* START Excerpted data *

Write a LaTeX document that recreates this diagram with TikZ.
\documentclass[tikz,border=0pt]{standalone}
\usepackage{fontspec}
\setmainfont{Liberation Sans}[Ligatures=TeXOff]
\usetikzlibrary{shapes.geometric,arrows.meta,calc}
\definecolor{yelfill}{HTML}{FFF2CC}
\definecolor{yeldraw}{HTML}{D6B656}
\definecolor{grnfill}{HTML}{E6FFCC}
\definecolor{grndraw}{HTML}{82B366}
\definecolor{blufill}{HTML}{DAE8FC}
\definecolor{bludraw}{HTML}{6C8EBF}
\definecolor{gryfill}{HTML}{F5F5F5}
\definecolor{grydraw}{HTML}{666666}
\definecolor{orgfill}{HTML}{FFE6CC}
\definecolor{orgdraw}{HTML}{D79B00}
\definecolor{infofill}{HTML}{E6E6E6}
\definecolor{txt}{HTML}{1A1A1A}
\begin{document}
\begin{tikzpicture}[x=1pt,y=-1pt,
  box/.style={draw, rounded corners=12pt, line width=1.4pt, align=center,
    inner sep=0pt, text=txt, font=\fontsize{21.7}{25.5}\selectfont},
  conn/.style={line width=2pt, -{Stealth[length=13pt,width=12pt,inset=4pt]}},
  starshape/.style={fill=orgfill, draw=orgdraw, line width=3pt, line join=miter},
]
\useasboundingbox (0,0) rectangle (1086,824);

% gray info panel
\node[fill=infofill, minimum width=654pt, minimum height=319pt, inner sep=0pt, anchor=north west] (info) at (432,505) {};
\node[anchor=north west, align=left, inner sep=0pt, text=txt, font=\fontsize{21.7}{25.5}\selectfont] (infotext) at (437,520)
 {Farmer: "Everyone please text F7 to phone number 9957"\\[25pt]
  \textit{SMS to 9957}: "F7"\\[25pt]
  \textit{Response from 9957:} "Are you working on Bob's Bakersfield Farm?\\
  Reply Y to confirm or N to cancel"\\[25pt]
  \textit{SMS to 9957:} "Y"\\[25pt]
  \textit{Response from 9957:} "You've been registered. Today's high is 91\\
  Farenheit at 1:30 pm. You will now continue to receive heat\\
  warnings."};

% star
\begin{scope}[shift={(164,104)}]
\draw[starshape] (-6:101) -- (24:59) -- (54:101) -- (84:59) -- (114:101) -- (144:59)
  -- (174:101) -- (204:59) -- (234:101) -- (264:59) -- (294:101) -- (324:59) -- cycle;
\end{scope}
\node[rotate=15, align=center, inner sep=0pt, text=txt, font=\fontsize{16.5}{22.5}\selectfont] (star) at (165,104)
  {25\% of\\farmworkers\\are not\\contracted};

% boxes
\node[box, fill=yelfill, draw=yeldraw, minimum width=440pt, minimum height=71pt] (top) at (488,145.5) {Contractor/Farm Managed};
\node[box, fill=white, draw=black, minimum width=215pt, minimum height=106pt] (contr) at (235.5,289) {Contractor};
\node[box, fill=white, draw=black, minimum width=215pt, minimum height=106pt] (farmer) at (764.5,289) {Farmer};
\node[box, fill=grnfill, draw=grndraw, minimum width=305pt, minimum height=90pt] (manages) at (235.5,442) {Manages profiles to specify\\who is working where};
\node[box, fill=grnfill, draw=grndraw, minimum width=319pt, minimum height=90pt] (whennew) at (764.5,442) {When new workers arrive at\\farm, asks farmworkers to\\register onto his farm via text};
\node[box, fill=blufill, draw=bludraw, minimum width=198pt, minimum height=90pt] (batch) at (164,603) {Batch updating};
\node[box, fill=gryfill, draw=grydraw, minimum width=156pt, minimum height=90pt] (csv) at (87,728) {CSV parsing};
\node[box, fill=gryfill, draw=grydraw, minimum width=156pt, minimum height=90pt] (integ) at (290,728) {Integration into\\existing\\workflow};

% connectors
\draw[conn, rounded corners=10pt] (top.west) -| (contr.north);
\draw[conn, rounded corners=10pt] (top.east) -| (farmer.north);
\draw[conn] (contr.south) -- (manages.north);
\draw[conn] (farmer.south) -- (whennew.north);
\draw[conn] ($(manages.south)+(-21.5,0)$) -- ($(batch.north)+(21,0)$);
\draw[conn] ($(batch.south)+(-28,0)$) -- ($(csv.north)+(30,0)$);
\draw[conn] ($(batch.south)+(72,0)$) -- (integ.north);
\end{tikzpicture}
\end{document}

* END Excerpted data *
* START Excerpted data *

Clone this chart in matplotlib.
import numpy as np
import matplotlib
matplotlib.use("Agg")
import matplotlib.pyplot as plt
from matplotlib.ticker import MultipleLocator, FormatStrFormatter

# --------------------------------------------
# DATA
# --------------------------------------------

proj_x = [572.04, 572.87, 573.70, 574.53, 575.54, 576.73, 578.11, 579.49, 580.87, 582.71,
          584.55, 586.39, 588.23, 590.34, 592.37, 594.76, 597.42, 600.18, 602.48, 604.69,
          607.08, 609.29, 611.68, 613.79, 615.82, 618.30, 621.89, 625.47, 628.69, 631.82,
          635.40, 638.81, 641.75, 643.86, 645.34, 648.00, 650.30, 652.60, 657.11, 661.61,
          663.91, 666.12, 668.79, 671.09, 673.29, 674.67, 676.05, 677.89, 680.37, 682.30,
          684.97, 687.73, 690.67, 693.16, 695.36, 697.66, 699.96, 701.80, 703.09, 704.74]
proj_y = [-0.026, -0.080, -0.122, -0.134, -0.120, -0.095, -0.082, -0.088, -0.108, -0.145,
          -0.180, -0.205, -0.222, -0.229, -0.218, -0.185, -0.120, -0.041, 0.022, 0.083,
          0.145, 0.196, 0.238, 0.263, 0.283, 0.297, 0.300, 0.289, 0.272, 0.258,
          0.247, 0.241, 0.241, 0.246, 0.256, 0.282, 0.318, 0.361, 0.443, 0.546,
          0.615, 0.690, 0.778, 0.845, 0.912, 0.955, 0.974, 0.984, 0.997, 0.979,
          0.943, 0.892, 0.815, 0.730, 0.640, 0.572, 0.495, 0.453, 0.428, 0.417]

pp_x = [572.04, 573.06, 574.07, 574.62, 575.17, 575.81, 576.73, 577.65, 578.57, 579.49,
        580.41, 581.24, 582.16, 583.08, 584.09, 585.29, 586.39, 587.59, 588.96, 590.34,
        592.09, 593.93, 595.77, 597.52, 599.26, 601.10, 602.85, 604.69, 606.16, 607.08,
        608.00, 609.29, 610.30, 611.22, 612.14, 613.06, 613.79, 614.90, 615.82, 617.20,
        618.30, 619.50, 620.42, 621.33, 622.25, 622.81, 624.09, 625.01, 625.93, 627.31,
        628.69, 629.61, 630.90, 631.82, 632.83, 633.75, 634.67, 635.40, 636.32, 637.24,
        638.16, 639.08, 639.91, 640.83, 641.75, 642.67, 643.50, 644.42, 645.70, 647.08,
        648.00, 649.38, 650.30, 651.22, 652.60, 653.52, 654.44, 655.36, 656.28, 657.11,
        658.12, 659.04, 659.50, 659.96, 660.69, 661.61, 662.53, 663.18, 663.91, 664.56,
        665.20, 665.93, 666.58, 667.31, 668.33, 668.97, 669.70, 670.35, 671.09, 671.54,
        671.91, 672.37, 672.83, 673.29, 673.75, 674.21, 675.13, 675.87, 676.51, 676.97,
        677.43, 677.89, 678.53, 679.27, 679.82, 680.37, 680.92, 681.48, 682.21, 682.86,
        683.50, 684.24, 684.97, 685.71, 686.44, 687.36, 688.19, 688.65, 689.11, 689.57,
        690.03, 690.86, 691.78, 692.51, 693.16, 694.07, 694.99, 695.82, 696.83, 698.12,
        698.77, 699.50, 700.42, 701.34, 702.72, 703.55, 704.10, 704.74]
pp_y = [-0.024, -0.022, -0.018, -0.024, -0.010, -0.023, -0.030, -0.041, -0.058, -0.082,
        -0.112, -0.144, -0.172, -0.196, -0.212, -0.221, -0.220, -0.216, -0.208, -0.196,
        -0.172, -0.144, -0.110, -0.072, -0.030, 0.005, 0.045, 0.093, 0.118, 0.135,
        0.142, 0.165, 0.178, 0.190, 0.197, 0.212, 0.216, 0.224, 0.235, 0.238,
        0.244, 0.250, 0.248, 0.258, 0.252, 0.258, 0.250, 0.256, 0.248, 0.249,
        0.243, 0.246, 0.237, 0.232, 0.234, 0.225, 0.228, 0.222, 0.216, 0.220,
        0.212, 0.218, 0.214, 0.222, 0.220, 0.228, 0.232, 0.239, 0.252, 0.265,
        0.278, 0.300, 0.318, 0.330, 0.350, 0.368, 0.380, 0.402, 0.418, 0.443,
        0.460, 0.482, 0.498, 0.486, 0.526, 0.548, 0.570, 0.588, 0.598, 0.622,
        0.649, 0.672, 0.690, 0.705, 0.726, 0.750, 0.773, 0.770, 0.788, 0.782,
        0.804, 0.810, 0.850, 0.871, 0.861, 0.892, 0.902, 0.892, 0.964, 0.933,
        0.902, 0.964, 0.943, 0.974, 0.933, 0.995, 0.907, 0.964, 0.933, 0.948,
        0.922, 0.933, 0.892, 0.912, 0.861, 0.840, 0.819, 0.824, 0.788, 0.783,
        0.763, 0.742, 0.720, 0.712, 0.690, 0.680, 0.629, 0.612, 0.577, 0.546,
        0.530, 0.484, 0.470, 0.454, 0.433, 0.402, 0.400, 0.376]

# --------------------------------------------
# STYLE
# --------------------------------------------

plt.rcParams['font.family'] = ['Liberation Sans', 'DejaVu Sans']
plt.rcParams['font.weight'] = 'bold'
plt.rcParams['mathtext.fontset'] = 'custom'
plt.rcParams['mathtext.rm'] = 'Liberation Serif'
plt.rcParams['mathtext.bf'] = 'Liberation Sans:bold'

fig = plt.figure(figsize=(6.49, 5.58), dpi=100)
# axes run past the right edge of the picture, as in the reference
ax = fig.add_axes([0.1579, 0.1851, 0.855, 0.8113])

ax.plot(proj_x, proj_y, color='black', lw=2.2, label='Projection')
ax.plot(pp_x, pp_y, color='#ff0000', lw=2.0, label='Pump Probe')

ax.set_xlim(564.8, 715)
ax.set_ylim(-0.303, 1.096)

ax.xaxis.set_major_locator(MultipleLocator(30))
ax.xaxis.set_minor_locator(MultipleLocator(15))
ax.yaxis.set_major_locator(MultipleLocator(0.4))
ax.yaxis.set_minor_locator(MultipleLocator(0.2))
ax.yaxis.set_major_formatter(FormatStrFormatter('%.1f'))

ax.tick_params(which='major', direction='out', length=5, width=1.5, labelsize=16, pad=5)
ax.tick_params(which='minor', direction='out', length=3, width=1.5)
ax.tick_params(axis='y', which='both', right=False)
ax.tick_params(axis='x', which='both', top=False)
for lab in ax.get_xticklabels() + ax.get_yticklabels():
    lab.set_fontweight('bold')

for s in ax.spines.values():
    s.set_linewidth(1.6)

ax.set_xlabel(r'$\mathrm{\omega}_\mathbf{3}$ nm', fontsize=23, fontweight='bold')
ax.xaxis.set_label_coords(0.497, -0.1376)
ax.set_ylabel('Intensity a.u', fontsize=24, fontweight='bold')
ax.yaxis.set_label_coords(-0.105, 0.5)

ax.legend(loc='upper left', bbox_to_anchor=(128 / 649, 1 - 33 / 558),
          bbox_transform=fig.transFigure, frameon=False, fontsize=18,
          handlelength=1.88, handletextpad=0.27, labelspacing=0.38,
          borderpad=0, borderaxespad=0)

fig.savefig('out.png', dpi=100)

* END Excerpted data *

Goal of the exercise | In the material above, locate the line containing "Clone this chart in matplotlib." and the line containing "0.453, 0.428, 0.417]". Transcribe exactly those two lines and every line between them, and nothing more.

Full answer |
Clone this chart in matplotlib.
import numpy as np
import matplotlib
matplotlib.use("Agg")
import matplotlib.pyplot as plt
from matplotlib.ticker import MultipleLocator, FormatStrFormatter

# --------------------------------------------
# DATA
# --------------------------------------------

proj_x = [572.04, 572.87, 573.70, 574.53, 575.54, 576.73, 578.11, 579.49, 580.87, 582.71,
          584.55, 586.39, 588.23, 590.34, 592.37, 594.76, 597.42, 600.18, 602.48, 604.69,
          607.08, 609.29, 611.68, 613.79, 615.82, 618.30, 621.89, 625.47, 628.69, 631.82,
          635.40, 638.81, 641.75, 643.86, 645.34, 648.00, 650.30, 652.60, 657.11, 661.61,
          663.91, 666.12, 668.79, 671.09, 673.29, 674.67, 676.05, 677.89, 680.37, 682.30,
          684.97, 687.73, 690.67, 693.16, 695.36, 697.66, 699.96, 701.80, 703.09, 704.74]
proj_y = [-0.026, -0.080, -0.122, -0.134, -0.120, -0.095, -0.082, -0.088, -0.108, -0.145,
          -0.180, -0.205, -0.222, -0.229, -0.218, -0.185, -0.120, -0.041, 0.022, 0.083,
          0.145, 0.196, 0.238, 0.263, 0.283, 0.297, 0.300, 0.289, 0.272, 0.258,
          0.247, 0.241, 0.241, 0.246, 0.256, 0.282, 0.318, 0.361, 0.443, 0.546,
          0.615, 0.690, 0.778, 0.845, 0.912, 0.955, 0.974, 0.984, 0.997, 0.979,
          0.943, 0.892, 0.815, 0.730, 0.640, 0.572, 0.495, 0.453, 0.428, 0.417]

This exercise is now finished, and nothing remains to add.